Tabletop fantasy role-playing game

Cover art by Larry Elmore

Darksword Adventures is a book by Margaret Weis and Tracy Hickman that was published by Bantam/Spectra in 1988. It describes the world of Thimhallen, the setting the Darksword trilogy written by Weis and Hickman. Most of the book describes the world and its history. The final chapter, "Phantasia", describes a fantasy role-playing game that is set in Thimhallen.

==Description==
Darksword Adventures is a book that describes a role-playing game set in Thimhallen, the world of Margaret Weis and Tracy Hickman's Darksword novels. The rules for the game are largely found in the final chapter of the book, while the previous chapters give an in-depth background of the world:
- The first chapter describes the universe as well as a travelogue of Thimhallen.
- The second chapters provides a detailed chronology of Thimhallen's history, including events of the Darksword trilogy.
- The third chapter describes magic and its economic and social repercussions.
- The fourth chapter describes the "mysteries", the abilities that new player characters will have.

The final part of the book, titled "Phantasia", contains the rules to a fantasy role-playing system.
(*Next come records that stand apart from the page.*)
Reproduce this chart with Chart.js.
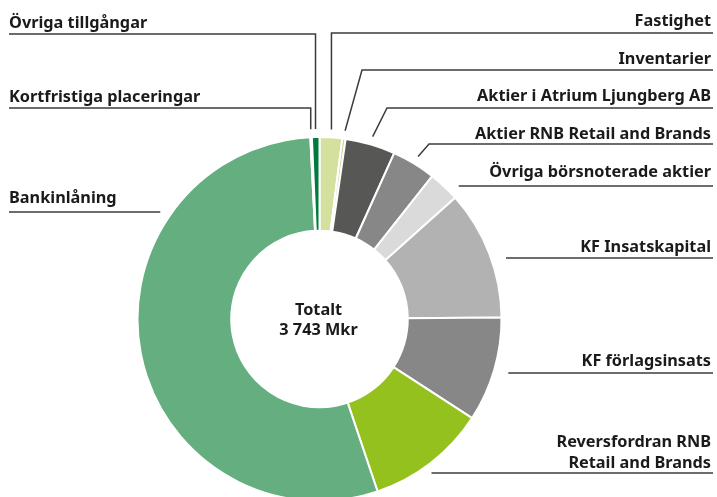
<!DOCTYPE html>
<html>
<head>
<meta charset="utf-8">
<script src="https://cdn.jsdelivr.net/npm/chart.js@4/dist/chart.umd.min.js"></script>
<style>
  html, body { margin: 0; padding: 0; background: #fff; overflow: hidden; }
  #wrap { width: 717px; height: 501px; position: relative; }
</style>
</head>
<body>
<div id="wrap"><canvas id="assets"></canvas></div>
<script>
// Mkr, clockwise from 12 o'clock
const categories = [
  'Fastighet',
  'Inventarier',
  'Aktier i Atrium Ljungberg AB',
  'Aktier RNB Retail and Brands',
  'Övriga börsnoterade aktier',
  'KF Insatskapital',
  'KF förlagsinsats',
  'Reversfordran RNB Retail and Brands',
  'Bankinlåning',
  'Kortfristiga placeringar',
  'Övriga tillgångar'
];
const values = [75, 11, 166, 146, 103, 430, 348, 399, 2035, 5, 25];
const colors = ['#d3e09e', '#c9d98c', '#575756', '#878787', '#dadada', '#b2b2b2',
                '#878787', '#95c11f', '#64ae80', '#3f9e63', '#007a3d'];

// label placement: i = slice index, lines = text rows, y = baselines, ly = leader line y
const labelLayout = [
  { i: 10, side: 'left',  lines: ['Övriga tillgångar'], y: [28], ly: 34, kind: 'vertical' },
  { i: 9,  side: 'left',  lines: ['Kortfristiga placeringar'], y: [102], ly: 108, kind: 'vertical' },
  { i: 8,  side: 'left',  lines: ['Bankinlåning'], y: [203], ly: 212, kind: 'free' },
  { i: 0,  side: 'right', lines: ['Fastighet'], y: [26], ly: 33, kind: 'vertical' },
  { i: 1,  side: 'right', lines: ['Inventarier'], y: [64], ly: 70, kind: 'elbow', ex: 362 },
  { i: 2,  side: 'right', lines: ['Aktier i Atrium Ljungberg AB'], y: [101], ly: 108, kind: 'elbow', ex: 387 },
  { i: 3,  side: 'right', lines: ['Aktier RNB Retail and Brands'], y: [139], ly: 144, kind: 'elbow', ex: 429 },
  { i: 4,  side: 'right', lines: ['Övriga börsnoterade aktier'], y: [177], ly: 186, kind: 'free' },
  { i: 5,  side: 'right', lines: ['KF Insatskapital'], y: [252], ly: 258, kind: 'free' },
  { i: 6,  side: 'right', lines: ['KF förlagsinsats'], y: [366], ly: 373, kind: 'free' },
  { i: 7,  side: 'right', lines: ['Reversfordran RNB', 'Retail and Brands'], y: [447, 468], ly: 473, kind: 'free' }
];

const FONT = 'bold 16.3px "Noto Sans", "Open Sans", sans-serif';
const total = values.reduce((a, b) => a + b, 0);
const totalText = String(total).replace(/\B(?=(\d{3})+(?!\d))/g, ' ') + ' Mkr';

const labelsPlugin = {
  id: 'labels',
  afterDraw(chart) {
    const ctx = chart.ctx;
    const arcs = chart.getDatasetMeta(0).data;
    const cx = arcs[0].x, cy = arcs[0].y, R = arcs[0].outerRadius;
    ctx.save();
    ctx.font = FONT;
    ctx.fillStyle = '#1a1a1a';
    ctx.strokeStyle = '#3c3c3c';
    ctx.lineWidth = 1.5;

    labelLayout.forEach(l => {
      const a = arcs[l.i];
      const mid = (a.startAngle + a.endAngle) / 2;
      const px = cx + Math.cos(mid) * (R + 8);
      const py = cy + Math.sin(mid) * (R + 8);

      ctx.textAlign = l.side === 'left' ? 'left' : 'right';
      ctx.textBaseline = 'alphabetic';
      l.lines.forEach((t, k) => ctx.fillText(t, l.side === 'left' ? 9 : 711, l.y[k]));

      ctx.beginPath();
      if (l.kind === 'vertical') {
        ctx.moveTo(l.side === 'left' ? 9 : 713, l.ly);
        ctx.lineTo(px, l.ly);
        ctx.lineTo(px, py);
      } else if (l.kind === 'elbow') {
        ctx.moveTo(713, l.ly);
        ctx.lineTo(l.ex, l.ly);
        ctx.lineTo(px, py);
      } else {
        const dy = l.ly - cy;
        const dx = Math.sqrt(Math.max(R * R - dy * dy, 0));
        if (l.side === 'left') {
          ctx.moveTo(9, l.ly);
          ctx.lineTo(cx - dx - 12, l.ly);
        } else {
          ctx.moveTo(cx + dx + 15, l.ly);
          ctx.lineTo(713, l.ly);
        }
      }
      ctx.stroke();
    });

    ctx.textAlign = 'center';
    ctx.fillText('Totalt', cx - 1, cy - 4);
    ctx.fillText(totalText, cx - 1, cy + 16);
    ctx.restore();
  }
};

new Chart(document.getElementById('assets'), {
  type: 'doughnut',
  data: {
    labels: categories,
    datasets: [{
      data: values,
      backgroundColor: colors,
      borderColor: '#ffffff',
      borderWidth: 2
    }]
  },
  options: {
    responsive: true,
    maintainAspectRatio: false,
    animation: false,
    radius: 182,
    cutout: '48.5%',
    layout: { padding: { left: 138, right: 216, top: 137, bottom: 0 } },
    plugins: { legend: { display: false }, tooltip: { enabled: false } }
  },
  plugins: [labelsPlugin]
});
</script>
</body>
</html>
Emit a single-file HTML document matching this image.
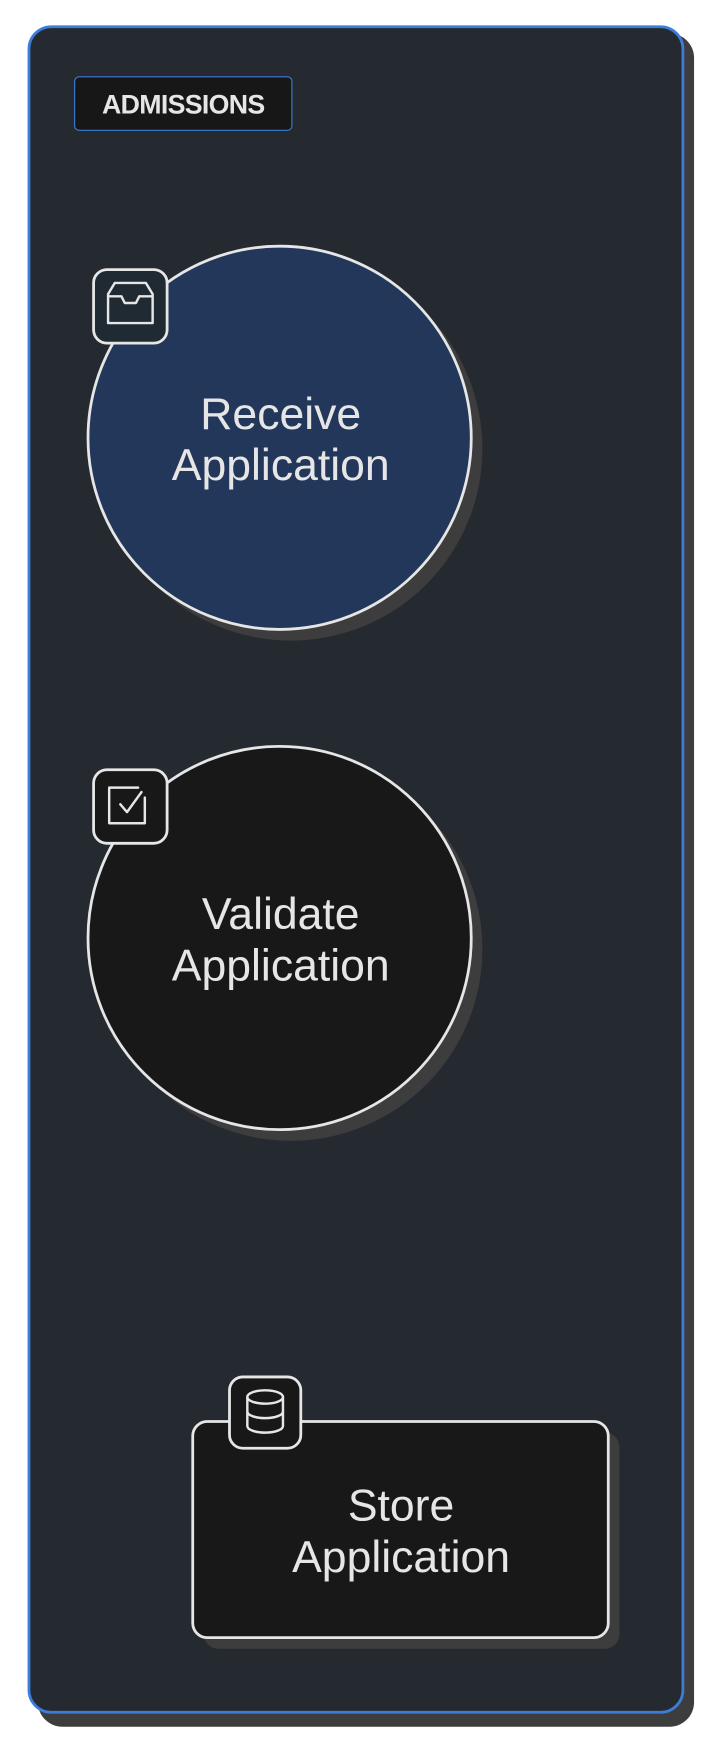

Characters are defined by only five "mysteries": Combat, Prowess, Information, Shape, and Life. The game includes rules for movement, combat, and magic; statistics for important characters from the novels; and scenarios written in story form. The resolution mechanics are based on a hand-signal system. This system measures success according to a scale named for the in-universe game of Tarok: Total, Almost, Reasonable, Off, Canceled.

==Publication history==
Margaret Weis and Tracy Hickman wrote the popular Darksword fantasy trilogy in 1987 and 1988. They then released a fourth book, Darksword Adventures, a mass market paperback published by Bantam/Spectra in 1988 that featured cover art by Larry Elmore and interior art by Stephen D. Sullivan.

==Reception==
In his 1990 book The Complete Guide to Role-Playing Games, game critic Rick Swan wondered at the concept behind the role-playing game, since "The rules are so closely tied to the novels that adapting the material to other systems such as AD&D or RuneQuest is all but impossible. Worse, they're so detailed and jargon-heavy that role-playing novices won't know where to begin." Swan was extremely critical of what he saw as an unnecessary invention of new words to describe ordinary concepts, using as an example the word for distance. "Movement rates are given in mila per hour; a mila is about the same as a mile, so why the new word?" Swan noted that "when all the verbiage is cleared away, 'Phantasia' is a pretty good little RPG ... featuring an especially nice magic system." Swan concluded by giving the game a rating of 2.5 out of 4, saying that by linking the game so closely to the novels, "they've limited the game's appeal to a very narrow group; namely, advanced role-players who've thoroughly digested all three of the novels and are willing to learn a difficult game system that's essentially useless in any setting other than the Darksword universe."